Material provided.

────────────────────

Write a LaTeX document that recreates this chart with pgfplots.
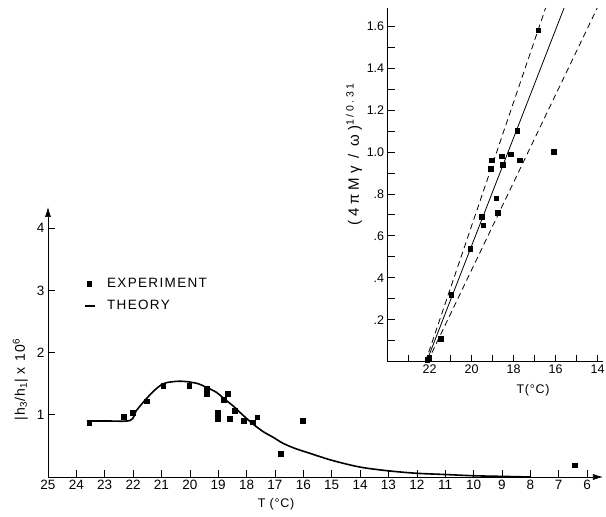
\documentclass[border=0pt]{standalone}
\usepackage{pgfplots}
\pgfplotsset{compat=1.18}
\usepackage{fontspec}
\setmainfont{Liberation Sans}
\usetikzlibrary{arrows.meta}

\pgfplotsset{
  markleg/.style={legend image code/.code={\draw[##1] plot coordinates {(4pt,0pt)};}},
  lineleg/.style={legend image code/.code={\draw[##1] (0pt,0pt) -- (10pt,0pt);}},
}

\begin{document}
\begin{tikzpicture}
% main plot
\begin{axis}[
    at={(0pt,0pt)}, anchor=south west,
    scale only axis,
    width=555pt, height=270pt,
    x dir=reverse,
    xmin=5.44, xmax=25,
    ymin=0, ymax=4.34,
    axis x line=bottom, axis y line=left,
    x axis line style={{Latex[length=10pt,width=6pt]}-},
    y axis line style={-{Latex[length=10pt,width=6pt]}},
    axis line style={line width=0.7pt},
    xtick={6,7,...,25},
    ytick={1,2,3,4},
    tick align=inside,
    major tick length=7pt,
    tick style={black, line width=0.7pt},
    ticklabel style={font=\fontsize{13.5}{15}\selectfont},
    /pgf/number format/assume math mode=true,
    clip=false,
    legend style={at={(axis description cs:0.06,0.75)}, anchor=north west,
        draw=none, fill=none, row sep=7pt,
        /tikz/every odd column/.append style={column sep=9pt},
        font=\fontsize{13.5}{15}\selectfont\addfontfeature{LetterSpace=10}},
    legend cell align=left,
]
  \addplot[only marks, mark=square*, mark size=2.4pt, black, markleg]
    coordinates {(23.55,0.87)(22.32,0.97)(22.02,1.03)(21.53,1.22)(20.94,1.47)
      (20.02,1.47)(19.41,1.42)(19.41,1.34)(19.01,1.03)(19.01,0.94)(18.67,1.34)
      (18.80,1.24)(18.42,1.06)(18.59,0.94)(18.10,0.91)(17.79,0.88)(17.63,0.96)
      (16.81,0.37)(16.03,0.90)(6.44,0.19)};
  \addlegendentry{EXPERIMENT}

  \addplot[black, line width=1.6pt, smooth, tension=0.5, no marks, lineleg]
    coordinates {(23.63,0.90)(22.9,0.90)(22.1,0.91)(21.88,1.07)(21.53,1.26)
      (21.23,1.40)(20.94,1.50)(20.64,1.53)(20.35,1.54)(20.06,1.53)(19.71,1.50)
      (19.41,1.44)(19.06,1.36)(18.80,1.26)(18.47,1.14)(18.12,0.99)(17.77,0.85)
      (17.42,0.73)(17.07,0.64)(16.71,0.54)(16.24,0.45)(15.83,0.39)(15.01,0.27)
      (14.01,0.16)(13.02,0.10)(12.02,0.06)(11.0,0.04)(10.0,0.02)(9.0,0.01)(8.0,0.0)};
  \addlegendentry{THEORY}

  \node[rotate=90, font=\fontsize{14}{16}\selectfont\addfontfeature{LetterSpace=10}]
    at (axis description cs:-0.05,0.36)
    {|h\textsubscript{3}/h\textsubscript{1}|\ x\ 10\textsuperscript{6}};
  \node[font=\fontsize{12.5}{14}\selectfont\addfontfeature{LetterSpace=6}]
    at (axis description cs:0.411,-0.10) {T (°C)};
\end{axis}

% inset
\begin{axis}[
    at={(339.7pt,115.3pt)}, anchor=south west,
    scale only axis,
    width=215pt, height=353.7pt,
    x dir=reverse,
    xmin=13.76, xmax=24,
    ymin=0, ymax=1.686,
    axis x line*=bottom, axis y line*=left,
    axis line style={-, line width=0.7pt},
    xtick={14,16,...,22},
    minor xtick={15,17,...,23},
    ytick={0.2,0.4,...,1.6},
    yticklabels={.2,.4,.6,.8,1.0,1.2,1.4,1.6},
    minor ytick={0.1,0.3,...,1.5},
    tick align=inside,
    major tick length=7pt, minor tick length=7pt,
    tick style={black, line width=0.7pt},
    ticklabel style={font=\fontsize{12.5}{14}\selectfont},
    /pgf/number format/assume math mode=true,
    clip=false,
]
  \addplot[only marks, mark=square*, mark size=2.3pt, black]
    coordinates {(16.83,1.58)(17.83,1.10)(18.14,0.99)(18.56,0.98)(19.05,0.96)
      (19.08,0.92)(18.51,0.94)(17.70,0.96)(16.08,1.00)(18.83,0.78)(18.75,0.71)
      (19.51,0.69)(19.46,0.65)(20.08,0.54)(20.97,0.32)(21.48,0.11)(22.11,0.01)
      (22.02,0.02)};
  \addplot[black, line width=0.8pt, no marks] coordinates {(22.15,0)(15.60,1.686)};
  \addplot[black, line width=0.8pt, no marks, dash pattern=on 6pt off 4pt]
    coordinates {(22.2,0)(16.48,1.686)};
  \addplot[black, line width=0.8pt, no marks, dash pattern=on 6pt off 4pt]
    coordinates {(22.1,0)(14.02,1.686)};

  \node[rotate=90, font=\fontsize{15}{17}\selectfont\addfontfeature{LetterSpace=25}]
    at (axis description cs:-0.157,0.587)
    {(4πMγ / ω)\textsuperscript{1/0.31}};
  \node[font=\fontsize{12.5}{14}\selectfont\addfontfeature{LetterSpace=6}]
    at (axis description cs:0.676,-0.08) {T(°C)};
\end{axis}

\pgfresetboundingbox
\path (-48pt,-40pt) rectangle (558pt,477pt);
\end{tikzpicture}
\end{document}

────────────────────

Task to carry out. Restate the listing above word for word, and skip the pictures.

The completed task.
Write a LaTeX document that recreates this chart with pgfplots.
\documentclass[border=0pt]{standalone}
\usepackage{pgfplots}
\pgfplotsset{compat=1.18}
\usepackage{fontspec}
\setmainfont{Liberation Sans}
\usetikzlibrary{arrows.meta}

\pgfplotsset{
  markleg/.style={legend image code/.code={\draw[##1] plot coordinates {(4pt,0pt)};}},
  lineleg/.style={legend image code/.code={\draw[##1] (0pt,0pt) -- (10pt,0pt);}},
}

\begin{document}
\begin{tikzpicture}
% main plot
\begin{axis}[
    at={(0pt,0pt)}, anchor=south west,
    scale only axis,
    width=555pt, height=270pt,
    x dir=reverse,
    xmin=5.44, xmax=25,
    ymin=0, ymax=4.34,
    axis x line=bottom, axis y line=left,
    x axis line style={{Latex[length=10pt,width=6pt]}-},
    y axis line style={-{Latex[length=10pt,width=6pt]}},
    axis line style={line width=0.7pt},
    xtick={6,7,...,25},
    ytick={1,2,3,4},
    tick align=inside,
    major tick length=7pt,
    tick style={black, line width=0.7pt},
    ticklabel style={font=\fontsize{13.5}{15}\selectfont},
    /pgf/number format/assume math mode=true,
    clip=false,
    legend style={at={(axis description cs:0.06,0.75)}, anchor=north west,
        draw=none, fill=none, row sep=7pt,
        /tikz/every odd column/.append style={column sep=9pt},
        font=\fontsize{13.5}{15}\selectfont\addfontfeature{LetterSpace=10}},
    legend cell align=left,
]
  \addplot[only marks, mark=square*, mark size=2.4pt, black, markleg]
    coordinates {(23.55,0.87)(22.32,0.97)(22.02,1.03)(21.53,1.22)(20.94,1.47)
      (20.02,1.47)(19.41,1.42)(19.41,1.34)(19.01,1.03)(19.01,0.94)(18.67,1.34)
      (18.80,1.24)(18.42,1.06)(18.59,0.94)(18.10,0.91)(17.79,0.88)(17.63,0.96)
      (16.81,0.37)(16.03,0.90)(6.44,0.19)};
  \addlegendentry{EXPERIMENT}

  \addplot[black, line width=1.6pt, smooth, tension=0.5, no marks, lineleg]
    coordinates {(23.63,0.90)(22.9,0.90)(22.1,0.91)(21.88,1.07)(21.53,1.26)
      (21.23,1.40)(20.94,1.50)(20.64,1.53)(20.35,1.54)(20.06,1.53)(19.71,1.50)
      (19.41,1.44)(19.06,1.36)(18.80,1.26)(18.47,1.14)(18.12,0.99)(17.77,0.85)
      (17.42,0.73)(17.07,0.64)(16.71,0.54)(16.24,0.45)(15.83,0.39)(15.01,0.27)
      (14.01,0.16)(13.02,0.10)(12.02,0.06)(11.0,0.04)(10.0,0.02)(9.0,0.01)(8.0,0.0)};
  \addlegendentry{THEORY}

  \node[rotate=90, font=\fontsize{14}{16}\selectfont\addfontfeature{LetterSpace=10}]
    at (axis description cs:-0.05,0.36)
    {|h\textsubscript{3}/h\textsubscript{1}|\ x\ 10\textsuperscript{6}};
  \node[font=\fontsize{12.5}{14}\selectfont\addfontfeature{LetterSpace=6}]
    at (axis description cs:0.411,-0.10) {T (°C)};
\end{axis}

% inset
\begin{axis}[
    at={(339.7pt,115.3pt)}, anchor=south west,
    scale only axis,
    width=215pt, height=353.7pt,
    x dir=reverse,
    xmin=13.76, xmax=24,
    ymin=0, ymax=1.686,
    axis x line*=bottom, axis y line*=left,
    axis line style={-, line width=0.7pt},
    xtick={14,16,...,22},
    minor xtick={15,17,...,23},
    ytick={0.2,0.4,...,1.6},
    yticklabels={.2,.4,.6,.8,1.0,1.2,1.4,1.6},
    minor ytick={0.1,0.3,...,1.5},
    tick align=inside,
    major tick length=7pt, minor tick length=7pt,
    tick style={black, line width=0.7pt},
    ticklabel style={font=\fontsize{12.5}{14}\selectfont},
    /pgf/number format/assume math mode=true,
    clip=false,
]
  \addplot[only marks, mark=square*, mark size=2.3pt, black]
    coordinates {(16.83,1.58)(17.83,1.10)(18.14,0.99)(18.56,0.98)(19.05,0.96)
      (19.08,0.92)(18.51,0.94)(17.70,0.96)(16.08,1.00)(18.83,0.78)(18.75,0.71)
      (19.51,0.69)(19.46,0.65)(20.08,0.54)(20.97,0.32)(21.48,0.11)(22.11,0.01)
      (22.02,0.02)};
  \addplot[black, line width=0.8pt, no marks] coordinates {(22.15,0)(15.60,1.686)};
  \addplot[black, line width=0.8pt, no marks, dash pattern=on 6pt off 4pt]
    coordinates {(22.2,0)(16.48,1.686)};
  \addplot[black, line width=0.8pt, no marks, dash pattern=on 6pt off 4pt]
    coordinates {(22.1,0)(14.02,1.686)};

  \node[rotate=90, font=\fontsize{15}{17}\selectfont\addfontfeature{LetterSpace=25}]
    at (axis description cs:-0.157,0.587)
    {(4πMγ / ω)\textsuperscript{1/0.31}};
  \node[font=\fontsize{12.5}{14}\selectfont\addfontfeature{LetterSpace=6}]
    at (axis description cs:0.676,-0.08) {T(°C)};
\end{axis}

\pgfresetboundingbox
\path (-48pt,-40pt) rectangle (558pt,477pt);
\end{tikzpicture}
\end{document}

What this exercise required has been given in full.